I had been warned off of seeking him out by several people who spoke of his brusqueness and his disdain for “reporters” especially on the ice. But, I was determined to see him “on the ice” and in his element. A sudden break in the weather left me no time to second-guess myself.
We flew in, landing at Camp 10 as if we were aliens from another world. As the gust of wind from the departing helicopter cleared, there he was – silver-hair whipped by the wind, surrounded by a gaggle of geology students, walking stick in hand, staring straight at me. There was a long pause … and then he put his arm around me and said, “Come with us. I was just going to show these young people something special.”
With that, he turned and, even at 79 years of age, outpaced us all up the side of the mountain next to camp until we stood on a ledge of bare rock. That’s where we pick up an excerpt from my book TREASURES OF ALASKA and a chapter called “Fire & Ice”:
“Can anyone tell me what we can learn from the rock we are standing on?” asks Maynard Miller, one of the world’s leading experts on glaciers. He has gathered a group of students on a granite outcrop that juts above the Taku Glacier like a stage. A thousand feet below us is the scattering of buildings known as Camp 10, one of a string of camps used each summer by the Juneau Icefield Research Project (JIRP) founded by Dr. Miller.
At 79, Maynard Miller has spent a lifetime in the mountains. He led the first American ascent of Mount St. Elias in 1946 and served as the chief geologist on the 1963 American Everest Expedition; for more than 50 years Maynard Miller has returned each summer to teach and do research on the Juneau Icefield. In his eyes, the landscape is an open book: stories are written everywhere, including the rock on which we are standing.

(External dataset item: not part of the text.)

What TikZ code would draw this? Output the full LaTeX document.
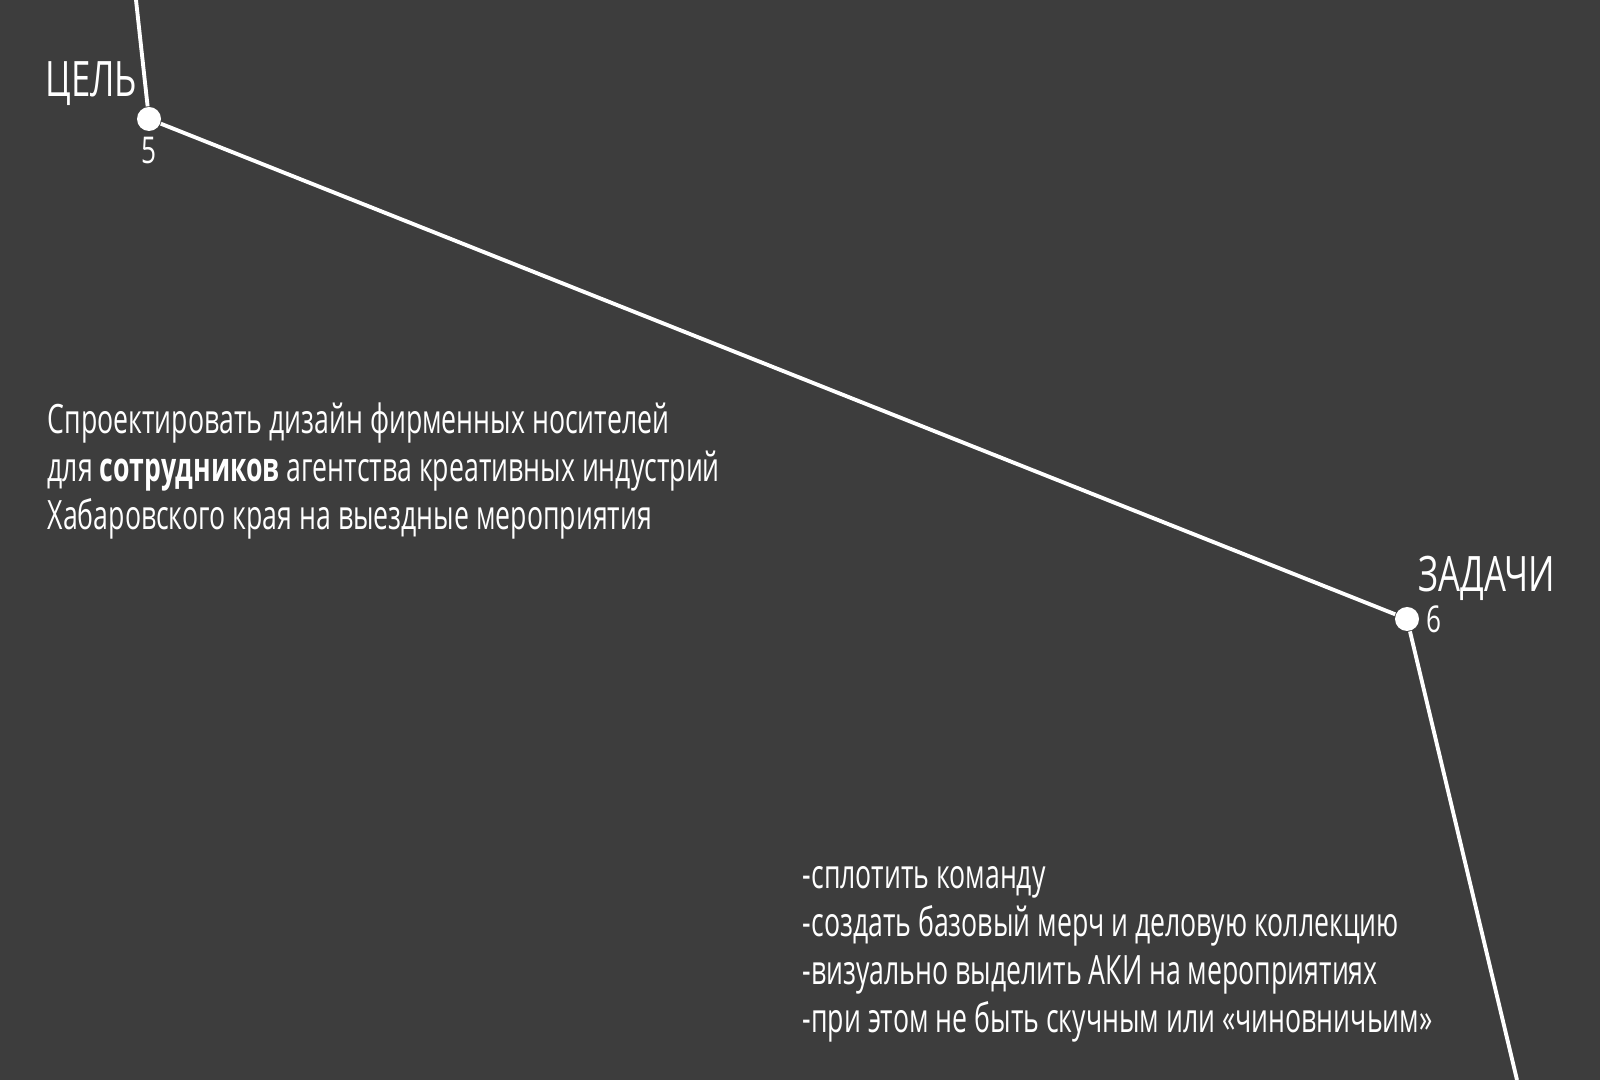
\documentclass[tikz,border=0pt]{standalone}
\usepackage{fontspec}
\setmainfont{Open Sans}[FakeStretch=0.66]
\newfontfamily\headfont{Open Sans}[FakeStretch=0.71]
\usepackage{tikz}
\usetikzlibrary{positioning}

\definecolor{slate}{HTML}{3D3D3D}

\begin{document}
\begin{tikzpicture}[
    line/.style={draw=white,line width=1.1pt},
    stop/.style={circle,fill=white,inner sep=0pt,minimum size=0.24cm},
    heading/.style={text=white,inner sep=0pt,font=\headfont\fontsize{13.9}{16}\selectfont},
    num/.style={text=white,inner sep=0pt,font=\headfont\fontsize{10.5}{12}\selectfont},
    body/.style={text=white,inner sep=0pt,align=left,font=\fontsize{11.5}{13.7}\selectfont}
]

% background
\fill[slate] (0,0) rectangle (16,10.8);
\useasboundingbox (0,0) rectangle (16,10.8);

% define nodes

% stops
\coordinate (top) at (1.36,10.8);
\node[stop] (goal) at (1.49,9.61) {};
\node[stop] (tasks) at (14.07,4.61) {};
\coordinate (bottom) at (15.17,0);

% labels
\node[heading, anchor=base east] (goallbl) at (1.38,9.83) {ЦЕЛЬ};
\node[num, below=0.05cm of goal] (goalnum) {5};
\node[heading, anchor=base west] (taskslbl) at (14.18,4.88) {ЗАДАЧИ};
\node[num, right=0.06cm of tasks] (tasksnum) {6};

% texts
\node[body, anchor=base west] (goaltxt) at (0.47,5.50)
  {Спроектировать дизайн фирменных носителей\\
   для \textbf{сотрудников} агентства креативных индустрий\\
   Хабаровского края на выездные мероприятия};
\node[body, anchor=base west] (taskstxt) at (8.02,0.47)
  {-сплотить команду\\
   -создать базовый мерч и деловую коллекцию\\
   -визуально выделить АКИ на мероприятиях\\
   -при этом не быть скучным или «чиновничьим»};

% edges
\draw[line] (top) -- (goal) -- (tasks) -- (bottom);

\end{tikzpicture}
\end{document}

“Remember,” he says to the students, repeating one of his favorite axioms, “don’t just look. See.” Silver-haired, eyes flashing, ice axe in hand, and perched on a rock stage high in the mountains, Miller looks almost biblical, all but trembling with his desire for the students to see what he sees all around him.

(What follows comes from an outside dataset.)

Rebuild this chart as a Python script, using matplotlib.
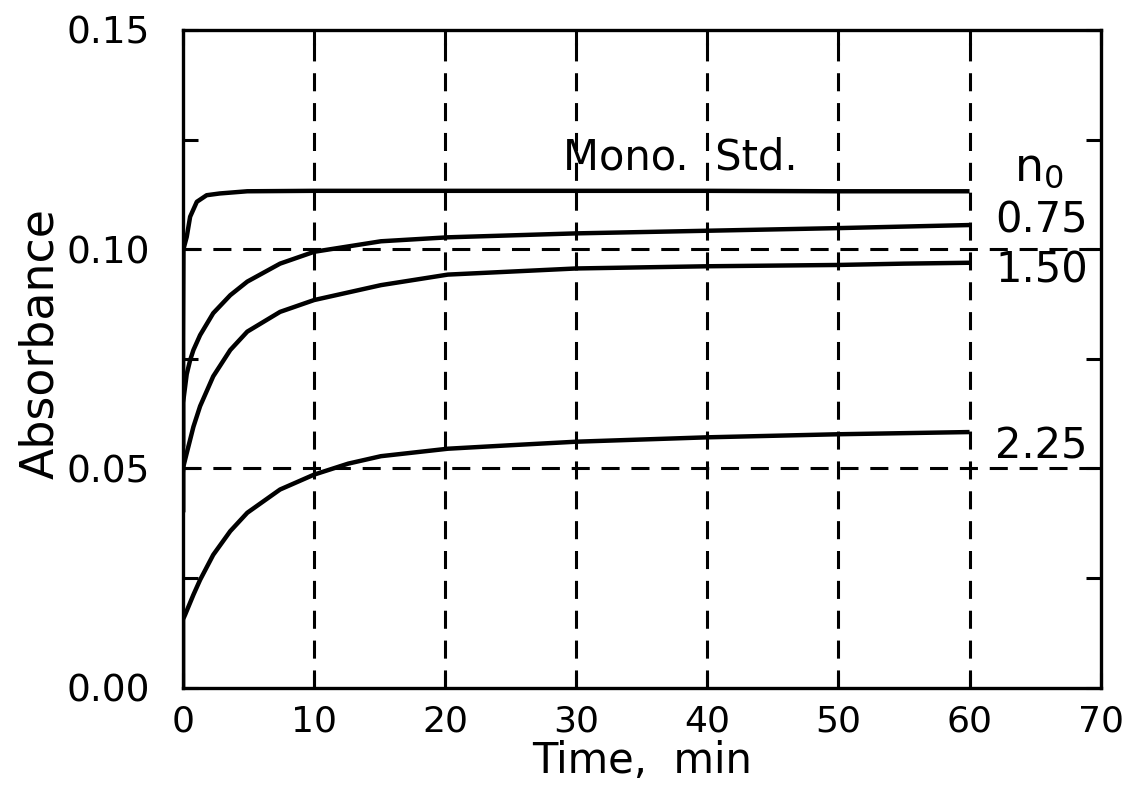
import matplotlib
matplotlib.use("Agg")
import matplotlib.pyplot as plt
from matplotlib.ticker import MultipleLocator

# Data
t_mono = [0.0, 0.0, 0.03, 0.28, 0.54, 1.05, 1.8, 2.8, 4.9, 10, 20, 30, 40, 50, 60]
a_mono = [0.040, 0.080, 0.100, 0.1028, 0.1074, 0.1108, 0.1123, 0.1127, 0.1132, 0.1133, 0.1133, 0.1133, 0.1133, 0.1132, 0.1132]

t_075 = [0.0, 0.0, 0.28, 0.54, 0.79, 1.3, 2.3, 3.6, 4.9, 7.4, 10, 15.1, 20.2, 30, 40, 50, 60]
a_075 = [0.055, 0.065, 0.0715, 0.0747, 0.0770, 0.0804, 0.0854, 0.0895, 0.0926, 0.0967, 0.0994, 0.1018, 0.1027, 0.1036, 0.1042, 0.1048, 0.1055]

t_150 = [0.0, 0.0, 0.03, 0.28, 0.79, 1.3, 2.3, 3.6, 4.9, 7.4, 10, 15.1, 20.2, 30, 40, 50, 55, 60]
a_150 = [0.040, 0.049, 0.0505, 0.0535, 0.0595, 0.0642, 0.0710, 0.0770, 0.0812, 0.0857, 0.0884, 0.0918, 0.0942, 0.0956, 0.0961, 0.0964, 0.0967, 0.0969]

t_225 = [0.0, 0.0, 0.03, 0.15, 0.79, 1.3, 2.3, 3.6, 4.9, 7.4, 10, 12.6, 15.1, 20.2, 25, 30, 40, 50, 60]
a_225 = [0.0, 0.0155, 0.0158, 0.0166, 0.0212, 0.0246, 0.0303, 0.0357, 0.0399, 0.0452, 0.0486, 0.0511, 0.0528, 0.0545, 0.0553, 0.0561, 0.0571, 0.0578, 0.0583]

curve_labels = ["0.75", "1.50", "2.25"]
x_ticks = [0, 10, 20, 30, 40, 50, 60, 70]
y_ticks = [0.00, 0.05, 0.10, 0.15]
x_grid = [10, 20, 30, 40, 50, 60]
y_grid = [0.05, 0.10]

plt.rcParams['font.family'] = ['DejaVu Sans']
plt.rcParams['lines.scale_dashes'] = False

fig = plt.figure(figsize=(11.3, 7.86), dpi=100)
ax = fig.add_axes([0.162, 0.125, 0.812, 0.837])

dash = (0, (13, 8.5))
for xv in x_grid:
    ax.axvline(xv, color='black', lw=2.2, linestyle=dash, zorder=1)
for yv in y_grid:
    ax.axhline(yv, color='black', lw=2.2, linestyle=dash, zorder=1)

lw = 3.2
for tt, aa in [(t_mono, a_mono), (t_075, a_075), (t_150, a_150), (t_225, a_225)]:
    ax.plot(tt, aa, color='black', lw=lw, zorder=3, solid_capstyle='butt',
            solid_joinstyle='round')

ax.set_xlim(0, 70)
ax.set_ylim(0, 0.15)
ax.set_xticks(x_ticks)
ax.set_yticks(y_ticks)
ax.set_xticklabels([str(v) for v in x_ticks])
ax.set_yticklabels([f"{v:.2f}" for v in y_ticks])
ax.yaxis.set_minor_locator(MultipleLocator(0.025))

ax.tick_params(which='both', direction='in', top=True, right=True,
               length=11, width=2.2)
ax.tick_params(axis='y', labelsize=27, pad=24)
ax.tick_params(axis='x', labelsize=26, pad=12)
for s in ax.spines.values():
    s.set_linewidth(2.4)

ax.set_xlabel("Time,  min", fontsize=30, labelpad=1)
ax.set_ylabel("Absorbance", fontsize=33)
ax.yaxis.set_label_coords(-0.131, 0.524)

ax.text(37.9, 0.1210, "Mono.  Std.", fontsize=30, ha='center', va='center', zorder=4)
ax.text(65.3, 0.1185, "n$_0$", fontsize=33, ha='center', va='center', zorder=4)
ax.text(65.5, 0.1066, curve_labels[0], fontsize=30, ha='center', va='center', zorder=4)
ax.text(65.5, 0.0952, curve_labels[1], fontsize=30, ha='center', va='center', zorder=4)
ax.text(65.5, 0.0549, curve_labels[2], fontsize=30, ha='center', va='center', zorder=4)

fig.savefig("out.png", dpi=100)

“Do you mean … the lines?” one timid student offers tentatively, pointing out a set of scratch marks on the rocks beneath our feet. “YES!” Dr. Miller explodes. “Glacial striae!” From just a few scratches on the rocks, he paints a picture of how this rock was overrun twice by glacial ice, which direction it came from at different times and depths. “It’s all here,” he bellows into the wind. “Nature is screaming at us. You just have to learn to understand what it’s showing you.” It was a lesson that neither the students nor I will likely ever forget.
I would spend nearly a week with his team, skiing across glaciers, digging research pits into solid ice, and in spare moments walking quietly with Dr. Miller “on the ice.” Once, at a spot he called “Sunday Point” I shared another miraculous moment with this legendary man. The book records it like this:
“Sitting on a ridge called Sunday Point and watching spotlights of sun illuminating the peaks one at a time, we look out over the unbroken white-on-white of ice more than 4,000 feet thick and see not a single living thing. Hikers and skiers have slipped, just that fast, into unseen cracks and vanished. There are places on this expanse where human voices have never been heard, where the silence is as old as ice. Just as I am thinking this, a hummingbird zooms by; it is as colorful as a chip of a summer rainbow and just as unexpected, vibrating the air around us with its wings. It circles us once, twice, attracted perhaps to our colorful jackets, or just for the sake of company, and then it flies off, vanishing instantly against the immensity of the mountains and leaving us only the silence of the ice.
“When you sit out here on a high ridge,” Dr. Miller says to me as we stand immersed in that timeless silence, “the icefield all around you, something strange happens. You feel both the minuteness of yourself and the shortness of life, but at the same time you have a sense of power as you look out to eternity and the immensity of what is around you.”
That is my last memory of Dr. Miller. I left Camp 10 the next day and went on to other adventures. Dr. Maynard Miller died in 2014 after a lifetime of adventure and science and teaching. He was 93 years old, a man not afraid to bellow at students begging them to pay attention to the world around them. But he was also not afraid to see the beauty and meaning of a flicker of hummingbird wings high on an eternity of ice. He was, to many of us, and always will be, a legend.